Locating cellular communities in Breast Cancer
Published: 05/10/22 2:22 PM
Daniel Roden
Project Description: Breast cancer is the second highest cause of cancer-related death for women. Metastatic disease and resistance to targeted treatments still present a major challenge for treating clinicians and the survival of patients with advanced and relapsed breast cancer remains poor. Breast cancer tumour tissue contains many different cell types, and their presence and interactions are known to play important roles in the response to treatment and prognosis. This project aims to better characterise the individual cells in hard-to-treat tumours, and how these cells interact with each other to better understand why some tumours respond to treatment and others do not.

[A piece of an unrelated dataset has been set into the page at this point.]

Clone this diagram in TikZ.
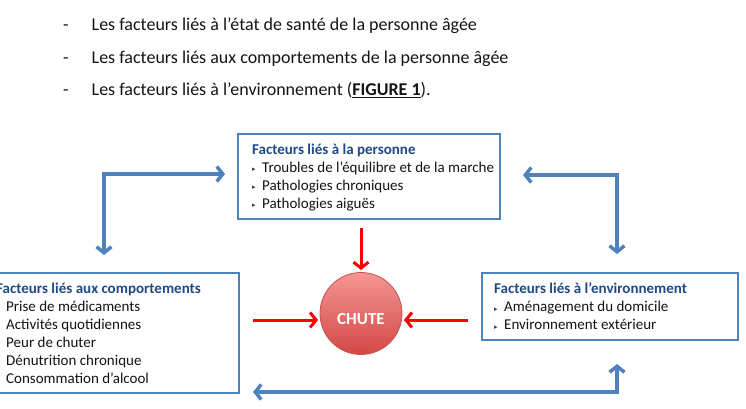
\documentclass[tikz,border=0pt]{standalone}
\usepackage{fontspec}
\setmainfont{Carlito}
\newfontfamily\dejavu{DejaVu Sans}
\usetikzlibrary{arrows.meta}
\definecolor{boxblue}{RGB}{79,129,189}
\definecolor{titleblue}{RGB}{31,73,135}
\definecolor{txt}{RGB}{20,20,20}
\definecolor{bulgray}{RGB}{60,60,60}
\definecolor{arrred}{RGB}{255,0,0}
\definecolor{ctop}{RGB}{244,150,148}
\definecolor{cbot}{RGB}{210,72,70}
\definecolor{cedge}{RGB}{200,80,77}
\newcommand\bul{\makebox[10pt][l]{\raisebox{0.5pt}{\dejavu\fontsize{7}{7}\selectfont\color{bulgray}▸}}}
\begin{document}
\begin{tikzpicture}[x=1pt,y=-1pt,
  fbox/.style={draw=boxblue, line width=1.5pt, fill=white, inner sep=0pt},
  ftitle/.style={anchor=base west, inner sep=0pt, font=\fontsize{15}{17}\selectfont\bfseries, text=titleblue},
  fitem/.style={anchor=base west, inner sep=0pt, font=\fontsize{15}{17}\selectfont, text=txt},
  body/.style={anchor=base west, inner sep=0pt, font=\fontsize{18}{21}\selectfont, text=txt},
  barrow/.style={draw=boxblue, line width=3.5pt, line join=miter,
     {Straight Barb[length=6pt,width=15pt]}-{Straight Barb[length=6pt,width=15pt]}},
  rarrow/.style={draw=arrred, line width=3pt, -{Straight Barb[length=6pt,width=15pt]}}]
\useasboundingbox (0,0) rectangle (746,409);

% intro lines
\node[body] (d1) at (63,30.7) {-};
\node[body] (t1) at (91.5,30.7) {Les facteurs liés à l’état de santé de la personne âgée};
\node[body] (d2) at (63,63.3) {-};
\node[body] (t2) at (91.5,63.3) {Les facteurs liés aux comportements de la personne âgée};
\node[body] (d3) at (63,95.7) {-};
\node[body] (t3) at (91.5,95.7) {Les facteurs liés à l’environnement (\textbf{\underline{FIGURE 1}}).};

% boxes
\node[fbox, minimum width=262pt, minimum height=85pt] (pers) at (369,176.5) {};
\node[fbox, minimum width=256pt, minimum height=120pt] (comp) at (111,333) {};
\node[fbox, minimum width=256pt, minimum height=67pt] (envi) at (610,306.5) {};

% top box text
\node[ftitle] (pt) at (252,154.3) {Facteurs liés à la personne};
\node[fitem] (p1) at (252,172.3) {\bul Troubles de l’équilibre et de la marche};
\node[fitem] (p2) at (252,190.3) {\bul Pathologies chroniques};
\node[fitem] (p3) at (252,208.3) {\bul Pathologies aiguës};

% left box text
\node[ftitle] (ct) at (-4,293.3) {Facteurs liés aux comportements};
\node[fitem] (c1) at (-4,311.7) {\bul Prise de médicaments};
\node[fitem] (c2) at (-4,329.7) {\bul Activités quotidiennes};
\node[fitem] (c3) at (-4,347.7) {\bul Peur de chuter};
\node[fitem] (c4) at (-4,365.7) {\bul Dénutrition chronique};
\node[fitem] (c5) at (-4,383.7) {\bul Consommation d’alcool};

% right box text
\node[ftitle] (et) at (494,293.3) {Facteurs liés à l’environnement};
\node[fitem] (e1) at (494,311.7) {\bul Aménagement du domicile};
\node[fitem] (e2) at (494,329.7) {\bul Environnement extérieur};

% central circle
\node[circle, minimum size=82pt, inner sep=0pt, draw=cedge, line width=0.8pt,
      top color=ctop, bottom color=cbot] (chute) at (361,313.5) {};
\node[inner sep=0pt, text=white, font=\fontsize{17}{17}\selectfont\bfseries] (chutelbl) at (361,318.5) {CHUTE};

% red arrows
\coordinate (rtop) at (361,228);
\coordinate (rtopend) at (361,270);
\coordinate (rleft) at (253,320);
\coordinate (rleftend) at (318,320);
\coordinate (rright) at (468,320);
\coordinate (rrightend) at (404,320);
\draw[rarrow] (rtop) -- (rtopend);
\draw[rarrow] (rleft) -- (rleftend);
\draw[rarrow] (rright) -- (rrightend);

% blue arrows
\coordinate (b1a) at (225,174);
\coordinate (b1c) at (104,174);
\coordinate (b1b) at (104,255);
\draw[barrow] (b1a) -- (b1c) -- (b1b);
\coordinate (b2a) at (523,175);
\coordinate (b2c) at (617,175);
\coordinate (b2b) at (617,254);
\draw[barrow] (b2a) -- (b2c) -- (b2b);
\coordinate (b3a) at (253,392);
\coordinate (b3c) at (617,392);
\coordinate (b3b) at (617,364);
\draw[barrow] (b3a) -- (b3c) -- (b3b);
\end{tikzpicture}
\end{document}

Why This Work is Needed: As our understanding of the complexity of breast cancer grows, it is now becoming more important to characterise the individual cells within a tumour. Importantly a detailed characterisation of the types of cancerous cells that can be specifically targeted by therapeutics is essential to ensure that treatments target every cancerous cell in the tumour. With advances in single cell and spatial genomic technologies, scientists are now poised to learn more about individual cells which may help clinicians better manage and treat patients.
Expected Outcomes: By investigating tumour composition in more detail, individual communities of cell types that are associated with poor outcome will be identified. This will allow more precise assessment of prognosis for breast cancer patients and may also allow more efficient targeted treatment options.
Project Details
One of the most significant revolutions in the treatment of breast cancer has been the classification of subtypes. For example, estrogen receptor positive tumours respond very well to anti-estrogen therapy and HER2 positive breast cancers respond to anti-HER2 drugs. The ability to classify breast cancer subtypes helps clinicians tailor treatments specifically to each tumour type and has led to significant improvements in outcomes.

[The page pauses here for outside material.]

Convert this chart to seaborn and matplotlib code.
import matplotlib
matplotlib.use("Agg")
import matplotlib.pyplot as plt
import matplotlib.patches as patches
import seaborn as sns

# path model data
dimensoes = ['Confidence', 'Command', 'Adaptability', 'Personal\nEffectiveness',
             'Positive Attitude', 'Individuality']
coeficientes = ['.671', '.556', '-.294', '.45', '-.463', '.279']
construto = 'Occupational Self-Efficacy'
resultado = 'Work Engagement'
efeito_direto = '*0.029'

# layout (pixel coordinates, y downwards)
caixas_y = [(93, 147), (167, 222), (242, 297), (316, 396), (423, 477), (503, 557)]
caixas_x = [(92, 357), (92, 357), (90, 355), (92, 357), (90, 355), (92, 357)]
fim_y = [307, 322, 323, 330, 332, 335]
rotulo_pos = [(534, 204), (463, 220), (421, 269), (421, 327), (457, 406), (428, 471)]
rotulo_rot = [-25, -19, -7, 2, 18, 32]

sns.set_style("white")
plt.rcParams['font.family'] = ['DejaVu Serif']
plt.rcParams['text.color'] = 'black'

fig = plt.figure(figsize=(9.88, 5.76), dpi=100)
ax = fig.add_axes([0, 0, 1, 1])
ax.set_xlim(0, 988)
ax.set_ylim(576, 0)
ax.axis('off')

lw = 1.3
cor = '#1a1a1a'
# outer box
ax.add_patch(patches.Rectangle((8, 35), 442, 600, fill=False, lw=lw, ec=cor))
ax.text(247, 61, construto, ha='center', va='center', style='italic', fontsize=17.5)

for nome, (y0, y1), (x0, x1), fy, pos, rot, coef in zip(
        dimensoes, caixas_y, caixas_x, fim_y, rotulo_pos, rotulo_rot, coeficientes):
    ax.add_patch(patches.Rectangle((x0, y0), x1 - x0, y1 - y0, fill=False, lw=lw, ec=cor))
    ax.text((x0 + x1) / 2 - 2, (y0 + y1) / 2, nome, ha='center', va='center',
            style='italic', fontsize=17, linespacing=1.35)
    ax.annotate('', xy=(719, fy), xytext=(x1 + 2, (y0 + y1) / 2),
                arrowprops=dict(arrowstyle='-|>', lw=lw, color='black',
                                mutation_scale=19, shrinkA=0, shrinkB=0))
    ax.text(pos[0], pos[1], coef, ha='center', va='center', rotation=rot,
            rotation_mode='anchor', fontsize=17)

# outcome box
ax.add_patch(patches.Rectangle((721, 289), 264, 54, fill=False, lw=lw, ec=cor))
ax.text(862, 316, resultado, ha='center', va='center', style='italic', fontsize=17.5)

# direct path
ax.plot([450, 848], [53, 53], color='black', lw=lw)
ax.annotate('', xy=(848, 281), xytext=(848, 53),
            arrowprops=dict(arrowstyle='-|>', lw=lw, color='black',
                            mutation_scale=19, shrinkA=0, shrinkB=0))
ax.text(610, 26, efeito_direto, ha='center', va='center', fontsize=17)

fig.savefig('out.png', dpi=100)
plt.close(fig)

However, advances in genomic technologies have revealed an even greater complexity to breast cancer subtypes that previously thought. Within a tumour, many different cell types can be identified, these different cell types and the interactions between them, can affect prognosis and treatment response in breast cancer patients.

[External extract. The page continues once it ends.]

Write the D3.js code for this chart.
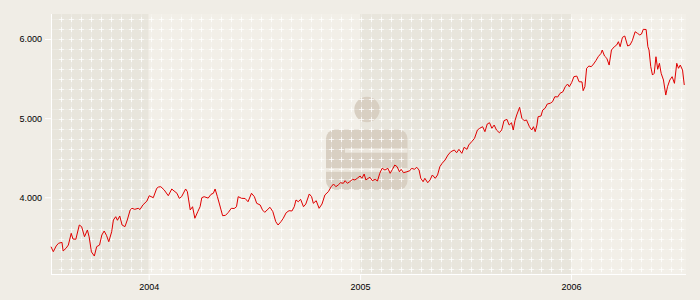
<!DOCTYPE html>
<html><head><meta charset="utf-8">
<script src="https://cdn.jsdelivr.net/npm/d3@7"></script>
<style>
html,body{margin:0;padding:0;background:#f0ede6;}
svg{display:block;font-family:"Liberation Sans",Arial,sans-serif;}
</style>
</head><body>
<svg id="chart" width="700" height="300"></svg>
<script>
// ---- data ----
const dates = [
"2003-07-16","2003-07-20","2003-07-25","2003-07-29","2003-08-04","2003-08-06","2003-08-11","2003-08-15","2003-08-20","2003-08-23",
"2003-08-28","2003-09-03","2003-09-07","2003-09-12","2003-09-17","2003-09-20","2003-09-24","2003-09-29","2003-10-03","2003-10-08",
"2003-10-12","2003-10-16","2003-10-20","2003-10-24","2003-10-29","2003-11-01","2003-11-05","2003-11-08","2003-11-12","2003-11-16",
"2003-11-21","2003-11-25","2003-11-30","2003-12-03","2003-12-08","2003-12-14","2003-12-17","2003-12-22","2003-12-29","2004-01-02",
"2004-01-09","2004-01-15","2004-01-18","2004-01-22","2004-01-28","2004-02-04","2004-02-10","2004-02-14","2004-02-19","2004-02-23",
"2004-02-27","2004-03-05","2004-03-08","2004-03-13","2004-03-17","2004-03-21","2004-03-26","2004-03-30","2004-04-02","2004-04-06",
"2004-04-13","2004-04-18","2004-04-22","2004-04-25","2004-04-29","2004-05-03","2004-05-08","2004-05-13","2004-05-18","2004-05-23",
"2004-05-28","2004-06-01","2004-06-04","2004-06-10","2004-06-16","2004-06-21","2004-06-27","2004-07-02","2004-07-06","2004-07-12",
"2004-07-16","2004-07-20","2004-07-24","2004-07-29","2004-08-03","2004-08-08","2004-08-12","2004-08-17","2004-08-21","2004-08-26",
"2004-08-31","2004-09-05","2004-09-09","2004-09-12","2004-09-16","2004-09-20","2004-09-25","2004-09-29","2004-10-05","2004-10-09",
"2004-10-12","2004-10-17","2004-10-22","2004-10-27","2004-11-01","2004-11-07","2004-11-12","2004-11-16","2004-11-20","2004-11-24",
"2004-11-28","2004-12-03","2004-12-06","2004-12-10","2004-12-14","2004-12-19","2004-12-23","2004-12-27","2005-01-01","2005-01-04",
"2005-01-08","2005-01-11","2005-01-15","2005-01-18","2005-01-22","2005-01-27","2005-01-31","2005-02-04","2005-02-08","2005-02-13",
"2005-02-18","2005-02-22","2005-02-26","2005-03-02","2005-03-06","2005-03-10","2005-03-13","2005-03-17","2005-03-23","2005-03-28",
"2005-03-31","2005-04-05","2005-04-09","2005-04-13","2005-04-16","2005-04-20","2005-04-23","2005-04-28","2005-05-02","2005-05-06",
"2005-05-11","2005-05-15","2005-05-19","2005-05-23","2005-05-28","2005-06-02","2005-06-07","2005-06-13","2005-06-17","2005-06-21",
"2005-06-26","2005-06-30","2005-07-05","2005-07-08","2005-07-13","2005-07-18","2005-07-23","2005-07-27","2005-08-01","2005-08-05",
"2005-08-09","2005-08-13","2005-08-17","2005-08-21","2005-08-25","2005-08-30","2005-09-03","2005-09-07","2005-09-12","2005-09-16",
"2005-09-20","2005-09-23","2005-09-26","2005-09-29","2005-10-04","2005-10-08","2005-10-12","2005-10-16","2005-10-21","2005-10-25",
"2005-10-28","2005-10-31","2005-11-03","2005-11-05","2005-11-10","2005-11-13","2005-11-17","2005-11-21","2005-11-26","2005-11-30",
"2005-12-04","2005-12-09","2005-12-13","2005-12-18","2005-12-22","2005-12-26","2005-12-29","2006-01-02","2006-01-06","2006-01-11",
"2006-01-15","2006-01-20","2006-01-22","2006-01-25","2006-01-28","2006-02-01","2006-02-05","2006-02-09","2006-02-13","2006-02-17",
"2006-02-22","2006-02-24","2006-02-28","2006-03-04","2006-03-08","2006-03-12","2006-03-17","2006-03-21","2006-03-24","2006-03-27",
"2006-03-31","2006-04-04","2006-04-09","2006-04-13","2006-04-17","2006-04-22","2006-04-26","2006-04-30","2006-05-03","2006-05-06",
"2006-05-11","2006-05-14","2006-05-16","2006-05-19","2006-05-22","2006-05-25","2006-05-28","2006-05-31","2006-06-03","2006-06-06",
"2006-06-10","2006-06-14","2006-06-17","2006-06-21","2006-06-25","2006-06-29","2006-07-03","2006-07-06","2006-07-09","2006-07-13",
"2006-07-16"
];
const values = [
3376,3313,3385,3419,3431,3322,3356,3397,3545,3473,
3470,3650,3629,3502,3587,3500,3310,3258,3376,3397,
3524,3574,3520,3439,3565,3713,3755,3710,3764,3650,
3629,3713,3840,3861,3848,3861,3845,3903,3953,4020,
3995,4114,4130,4134,4092,4020,4105,4080,4051,3987,
4008,4105,4071,3840,3881,3735,3818,3881,3995,4008,
3990,4038,4051,4105,4008,3903,3768,3772,3810,3861,
3858,3881,4008,3987,3985,3944,4051,4008,3924,3903,
3840,3810,3840,3874,3818,3692,3650,3692,3735,3805,
3831,3827,3881,3966,3944,3975,3881,3915,4042,4008,
3924,3957,3861,3915,4029,4071,4134,4168,4134,4155,
4184,4177,4210,4177,4197,4227,4219,4240,4269,4240,
4294,4219,4240,4253,4210,4227,4206,4303,4366,4345,
4366,4303,4354,4408,4387,4323,4354,4311,4323,4336,
4366,4354,4379,4345,4240,4197,4240,4184,4219,4282,
4240,4282,4387,4430,4471,4534,4576,4598,4563,4606,
4556,4632,4606,4661,4702,4745,4850,4872,4892,4829,
4926,4942,4872,4913,4850,4816,4850,4968,4985,4913,
4942,4850,4968,5040,5137,4998,4968,4977,4892,4850,
4892,4829,4913,5018,5027,5103,5124,5179,5188,5208,
5271,5268,5314,5334,5397,5431,5397,5448,5524,5532,
5460,5458,5347,5397,5630,5659,5650,5684,5726,5776,
5819,5861,5785,5756,5671,5861,5903,5924,5966,5903,
6021,6038,5912,5924,5978,6092,6072,6051,6063,6122,
6120,5903,5861,5650,5545,5567,5776,5617,5693,5567,
5482,5292,5397,5482,5524,5440,5693,5630,5671,5608,
5419
];
const yTickValues = [4000, 5000, 6000];
const xTickYears = [2004, 2005, 2006];

// ---- layout ----
const W = 700, H = 300;
const mL = 51, mR = 686, mT = 14, mB = 274;
const parse = d3.timeParse("%Y-%m-%d");
const data = dates.map((d, i) => ({ date: parse(d), value: values[i] }));

const x = d3.scaleTime()
  .domain([parse("2003-07-16"), parse("2006-07-19")])
  .range([mL, mR]);
const y = d3.scaleLinear().domain([3031, 6316]).range([mB, mT]);

const de = d3.formatLocale({ decimal: ",", thousands: ".", grouping: [3], currency: ["", " €"] });
const fmt = de.format(",d");

const svg = d3.select("#chart");
svg.append("rect").attr("width", W).attr("height", H).attr("fill", "#f0ede6");

// year bands
const [d0, d1] = x.domain();
const yearStarts = [d0].concat(xTickYears.map(yr => new Date(yr, 0, 1))).concat([d1]);
const bands = d3.pairs(yearStarts).map(([a, b]) => ({ a, b, year: a.getFullYear() }));
svg.append("g").selectAll("rect").data(bands).join("rect")
  .attr("x", d => x(d.a)).attr("y", mT)
  .attr("width", d => x(d.b) - x(d.a)).attr("height", mB - mT)
  .attr("fill", d => d.year % 2 === 1 ? "#e8e5dc" : "#f2efe8");

// logo (watermark)
const logo = svg.append("g").attr("fill", "#d8cfc2");
logo.append("circle").attr("cx", 367).attr("cy", 109.5).attr("r", 12.7);
logo.append("rect").attr("x", 326).attr("y", 129.5).attr("width", 81.5).attr("height", 60.5).attr("rx", 9);
const cut = svg.append("g").attr("fill", "#ebe6dd");
cut.append("rect").attr("x", 345).attr("y", 148.3).attr("width", 62.5).attr("height", 4.4);
cut.append("rect").attr("x", 326).attr("y", 168).attr("width", 81.5).attr("height", 3.8);

// decorative grid
const gx = d3.range(mL + 10, mR, 10);
const gy = d3.range(mT + 5, mB, 10);
const grid = svg.append("g");
grid.selectAll(".v").data(gx).join("line").attr("class", "v")
  .attr("x1", d => d + 0.5).attr("x2", d => d + 0.5).attr("y1", mT).attr("y2", mB)
  .attr("stroke", "#fff").attr("stroke-opacity", 0.2);
grid.selectAll(".h").data(gy).join("line").attr("class", "h")
  .attr("y1", d => d + 0.5).attr("y2", d => d + 0.5).attr("x1", mL).attr("x2", mR)
  .attr("stroke", "#fff").attr("stroke-opacity", 0.2);
const crosses = [];
gx.forEach(cx => gy.forEach(cy => crosses.push([cx, cy])));
grid.append("path")
  .attr("d", crosses.map(([cx, cy]) => `M${cx - 2},${cy + 0.5}h5M${cx + 0.5},${cy - 2}v5`).join(""))
  .attr("stroke", "#fff").attr("stroke-opacity", 0.75).attr("fill", "none");

// axes
const yAxis = d3.axisLeft(y).tickValues(yTickValues).tickFormat(fmt).tickSize(6).tickPadding(3);
const gY = svg.append("g").attr("transform", `translate(${mL},0)`).call(yAxis);
const xAxis = d3.axisBottom(x).tickValues(xTickYears.map(yr => new Date(yr, 0, 1)))
  .tickFormat(d3.timeFormat("%Y")).tickSize(6).tickPadding(4);
const gX = svg.append("g").attr("transform", `translate(0,${mB})`).call(xAxis);
[gY, gX].forEach(g => {
  g.select(".domain").attr("stroke", "#fff");
  g.selectAll(".tick line").attr("stroke", "#fff");
  g.selectAll(".tick text").attr("fill", "#000").style("font-size", "9px")
    .style("font-family", "'Liberation Sans', Arial, sans-serif");
});
gY.select(".domain").attr("d", `M0.5,${mT}V${mB}`);
gX.select(".domain").attr("d", `M${mL},0.5H${mR}`);

// line
svg.append("path").datum(data)
  .attr("fill", "none").attr("stroke", "#e00000").attr("stroke-width", 1)
  .attr("stroke-linejoin", "round")
  .attr("d", d3.line().x(d => x(d.date)).y(d => y(d.value)));
</script>
</body></html>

Recently, Dr Daniel Roden (Garvan Institute of Medical Research) and his team have developed new methods to identify the cell types present in breast tumour tissue. However, an important missing piece of the puzzle is how these cancer cells co-locate, communicate and interact with each other within the tumour. This project will use state-of-the-art molecular imaging techniques to identify the types of “cellular neighbourhoods” that exist in poor prognosis tumours. This will lead to a better understanding of why some cancers are harder to treat than others.